NARRATOR: It looks like wiggling spaghetti, but it helps illustrate what might fulfill Einstein's dream—to combine all the laws of the universe into one single theory.

STEVEN WEINBERG (1979 Nobel Prize in Physics): We don't have a guarantee. It isn't written in the stars that we're going to succeed. But in the end we hope we will have a single theory that governs everything.

NARRATOR: As shown on PBS's NOVA, Einstein's theory of relativity is good at explaining big things like the motions of planets and stars. But the littlest things—atoms and subatomic particles—are governed by completely different rules called quantum mechanics. To physicists, that's like living in a city with two separate sets of traffic laws. Now, what scientists call string theory has the potential to unify the big and the small with tiny, vibrating strands of energy called strings that could be the basic ingredient of everything in the universe. But there's a problem: although scientists can predict them mathematically, strings are so small that no current technology can detect or measure them.

SHELDON GLASHOW (1979 Nobel Prize in Physics): It's a kind of physics which is not yet testable. And I was brought up to believe and I still believe that physics is an experimental science. It deals with the results to experiments or in the case of astronomy, observations.

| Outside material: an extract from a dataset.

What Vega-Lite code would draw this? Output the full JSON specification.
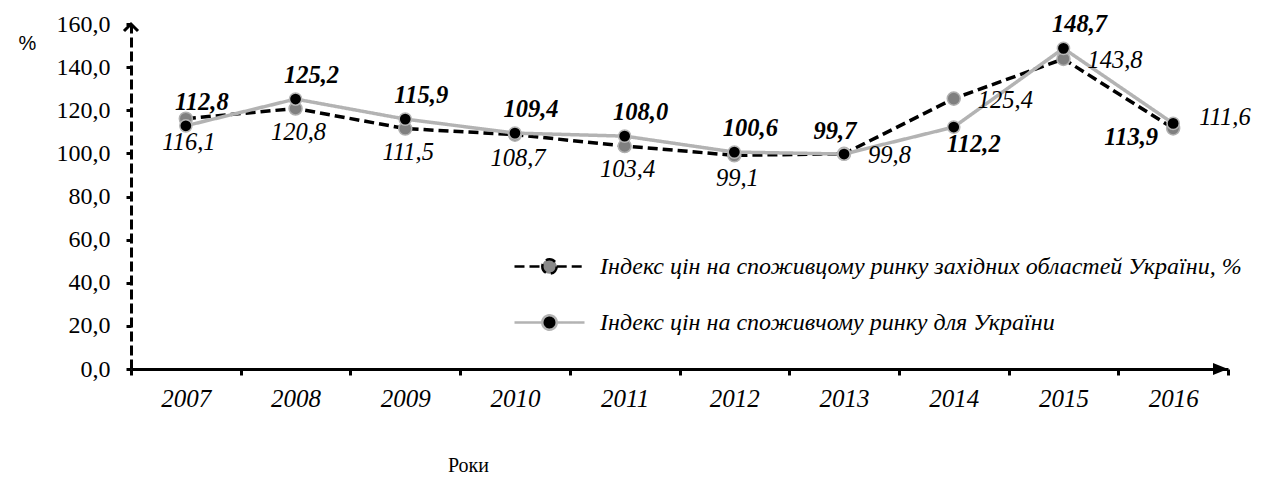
{
  "$schema": "https://vega.github.io/schema/vega-lite/v6.json",
  "width": 1097,
  "height": 345,
  "autosize": "none",
  "padding": {"left": 131, "top": 24, "right": 44, "bottom": 112},
  "background": "white",
  "config": {
    "view": {"stroke": null},
    "font": "Liberation Serif",
    "locale": {"number": {"decimal": ",", "thousands": " ", "grouping": [3], "currency": ["", ""]}}
  },
  "data": {"values": [
    {"year": 2007, "series": "Індекс цін на споживцому ринку західних  областей України, %", "value": 116.1},
    {"year": 2008, "series": "Індекс цін на споживцому ринку західних  областей України, %", "value": 120.8},
    {"year": 2009, "series": "Індекс цін на споживцому ринку західних  областей України, %", "value": 111.5},
    {"year": 2010, "series": "Індекс цін на споживцому ринку західних  областей України, %", "value": 108.7},
    {"year": 2011, "series": "Індекс цін на споживцому ринку західних  областей України, %", "value": 103.4},
    {"year": 2012, "series": "Індекс цін на споживцому ринку західних  областей України, %", "value": 99.1},
    {"year": 2013, "series": "Індекс цін на споживцому ринку західних  областей України, %", "value": 99.8},
    {"year": 2014, "series": "Індекс цін на споживцому ринку західних  областей України, %", "value": 125.4},
    {"year": 2015, "series": "Індекс цін на споживцому ринку західних  областей України, %", "value": 143.8},
    {"year": 2016, "series": "Індекс цін на споживцому ринку західних  областей України, %", "value": 111.6},
    {"year": 2007, "series": "Індекс цін на споживчому ринку для України", "value": 112.8},
    {"year": 2008, "series": "Індекс цін на споживчому ринку для України", "value": 125.2},
    {"year": 2009, "series": "Індекс цін на споживчому ринку для України", "value": 115.9},
    {"year": 2010, "series": "Індекс цін на споживчому ринку для України", "value": 109.4},
    {"year": 2011, "series": "Індекс цін на споживчому ринку для України", "value": 108.0},
    {"year": 2012, "series": "Індекс цін на споживчому ринку для України", "value": 100.6},
    {"year": 2013, "series": "Індекс цін на споживчому ринку для України", "value": 99.7},
    {"year": 2014, "series": "Індекс цін на споживчому ринку для України", "value": 112.2},
    {"year": 2015, "series": "Індекс цін на споживчому ринку для України", "value": 148.7},
    {"year": 2016, "series": "Індекс цін на споживчому ринку для України", "value": 113.9}
  ]},
  "encoding": {
    "x": {
      "field": "year", "type": "ordinal", "bandPosition": 0.5,
      "scale": {"type": "band", "paddingInner": 0, "paddingOuter": 0},
      "axis": {
        "title": "Роки", "titleFont": "Liberation Serif", "titleFontSize": 20, "titleFontWeight": "normal",
        "titleX": 337, "titleY": 96, "titleAlign": "center", "titleBaseline": "middle", "titleColor": "black",
        "labelFont": "Liberation Serif", "labelFontStyle": "italic", "labelFontSize": 25, "labelColor": "black",
        "labelPadding": 11, "labelAngle": 0,
        "domainColor": "black", "domainWidth": 3,
        "tickColor": "black", "tickWidth": 3, "tickSize": 6, "tickBand": "extent", "grid": false
      }
    },
    "y": {
      "field": "value", "type": "quantitative",
      "scale": {"domain": [0, 160], "nice": false},
      "axis": {
        "title": "%", "titleAngle": 0, "titleX": -104, "titleY": 19, "titleAlign": "center", "titleBaseline": "middle",
        "titleFont": "Liberation Sans", "titleFontSize": 20, "titleFontWeight": "normal", "titleColor": "black",
        "values": [0, 20, 40, 60, 80, 100, 120, 140, 160], "format": ".1f",
        "labelFont": "Liberation Serif", "labelFontSize": 24, "labelColor": "black", "labelPadding": 16,
        "tickSize": 5, "tickWidth": 3, "tickColor": "black",
        "domainColor": "black", "domainWidth": 3, "domainDash": [10, 4], "grid": false
      }
    }
  },
  "layer": [
    {
      "mark": {"type": "line", "strokeWidth": 3.5},
      "encoding": {
        "color": {
          "field": "series", "type": "nominal",
          "scale": {"domain": ["Індекс цін на споживцому ринку західних  областей України, %", "Індекс цін на споживчому ринку для України"], "range": ["#000000", "#b3b3b3"]},
          "legend": {
            "title": null, "orient": "none", "legendX": 397, "legendY": 221, "padding": 0, "rowPadding": 22,
            "symbolType": "M -1.75 0 L -0.36 0 M 0.36 0 L 1.75 0 M 0.36 0 A 0.36 0.36 0 1 1 -0.36 0 A 0.36 0.36 0 1 1 0.36 0 Z",
            "symbolSize": 1600, "symbolStrokeWidth": 2.5, "labelOffset": 29,
            "labelFont": "Liberation Serif", "labelFontStyle": "italic", "labelFontSize": 24, "labelColor": "black", "labelLimit": 0,
            "encode": {"symbols": {"update": {"fill": {"signal": "indexof(datum.value, 'західних') >= 0 ? '#8a8a8a' : '#000000'"}, "fillOpacity": {"value": 1}}}}
          }
        },
        "strokeDash": {
          "field": "series", "type": "nominal",
          "scale": {"domain": ["Індекс цін на споживцому ринку західних  областей України, %", "Індекс цін на споживчому ринку для України"], "range": [[10, 5], [1, 0]]},
          "legend": null
        }
      }
    },
    {
      "transform": [{"filter": "indexof(datum.series, 'західних') >= 0"}],
      "mark": {"type": "circle", "fill": "#808080", "stroke": "#b0b0b0", "strokeWidth": 1.5, "size": 170, "opacity": 1}
    },
    {
      "transform": [{"filter": "indexof(datum.series, 'західних') < 0"}],
      "mark": {"type": "circle", "fill": "#000000", "stroke": "#b8b8b8", "strokeWidth": 1.5, "size": 150, "opacity": 1}
    },
    {
      "transform": [{"filter": "indexof(datum.series, 'західних') < 0 && indexof([2007, 2008, 2009, 2010, 2011, 2012, 2015], datum.year) >= 0"}],
      "mark": {"type": "text", "font": "Liberation Serif", "fontStyle": "italic", "fontWeight": "bold", "fontSize": 24.5, "color": "black", "dx": 16, "dy": -23, "baseline": "middle"},
      "encoding": {"text": {"field": "value", "type": "quantitative", "format": ".1f"}}
    },
    {
      "transform": [{"filter": "indexof(datum.series, 'західних') < 0 && datum.year == 2013"}],
      "mark": {"type": "text", "font": "Liberation Serif", "fontStyle": "italic", "fontWeight": "bold", "fontSize": 24.5, "color": "black", "dx": -9, "dy": -22, "baseline": "middle"},
      "encoding": {"text": {"field": "value", "type": "quantitative", "format": ".1f"}}
    },
    {
      "transform": [{"filter": "indexof(datum.series, 'західних') < 0 && datum.year == 2014"}],
      "mark": {"type": "text", "font": "Liberation Serif", "fontStyle": "italic", "fontWeight": "bold", "fontSize": 24.5, "color": "black", "dx": 20, "dy": 18, "baseline": "middle"},
      "encoding": {"text": {"field": "value", "type": "quantitative", "format": ".1f"}}
    },
    {
      "transform": [{"filter": "indexof(datum.series, 'західних') < 0 && datum.year == 2016"}],
      "mark": {"type": "text", "font": "Liberation Serif", "fontStyle": "italic", "fontWeight": "bold", "fontSize": 24.5, "color": "black", "dx": -42, "dy": 15, "baseline": "middle"},
      "encoding": {"text": {"field": "value", "type": "quantitative", "format": ".1f"}}
    },
    {
      "transform": [{"filter": "indexof(datum.series, 'західних') >= 0 && datum.year <= 2012"}],
      "mark": {"type": "text", "font": "Liberation Serif", "fontStyle": "italic", "fontSize": 24.5, "color": "black", "dx": 3, "dy": 24, "baseline": "middle"},
      "encoding": {"text": {"field": "value", "type": "quantitative", "format": ".1f"}}
    },
    {
      "transform": [{"filter": "indexof(datum.series, 'західних') >= 0 && datum.year >= 2013 && datum.year <= 2015"}],
      "mark": {"type": "text", "font": "Liberation Serif", "fontStyle": "italic", "fontSize": 24.5, "color": "black", "dx": 24, "dy": 2, "align": "left", "baseline": "middle"},
      "encoding": {"text": {"field": "value", "type": "quantitative", "format": ".1f"}}
    },
    {
      "transform": [{"filter": "indexof(datum.series, 'західних') >= 0 && datum.year == 2016"}],
      "mark": {"type": "text", "font": "Liberation Serif", "fontStyle": "italic", "fontSize": 24.5, "color": "black", "dx": 26, "dy": -10, "align": "left", "baseline": "middle"},
      "encoding": {"text": {"field": "value", "type": "quantitative", "format": ".1f"}}
    },
    {
      "data": {"values": [{"year": 2007, "value": 160}]},
      "mark": {"type": "point", "shape": "M -1 1 L 0 0 L 1 1", "filled": false, "stroke": "black", "strokeWidth": 3, "size": 196, "opacity": 1},
      "encoding": {"x": {"field": "year", "type": "ordinal", "bandPosition": 0}}
    },
    {
      "data": {"values": [{"year": 2016, "value": 0}]},
      "mark": {"type": "point", "shape": "M 0 0 L -2 -0.8 L -2 0.8 Z", "filled": true, "fill": "black", "strokeWidth": 0, "size": 225, "opacity": 1},
      "encoding": {"x": {"field": "year", "type": "ordinal", "bandPosition": 1}}
    }
  ]
}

NARRATOR: But the person who shared a Nobel Prize with Glashow has a different idea.

STEVEN WEINBERG: I think, 100 years from now, this particular period will be remembered as a heroic age when theorists tried and succeeded to develop a unified theory of all the phenomena of nature. But ask me 100 years from now, then I can tell you.

NARRATOR: Until then, it's a controversy that will continue to divide the physics world and string the rest of us along. I'm Brad Kloza.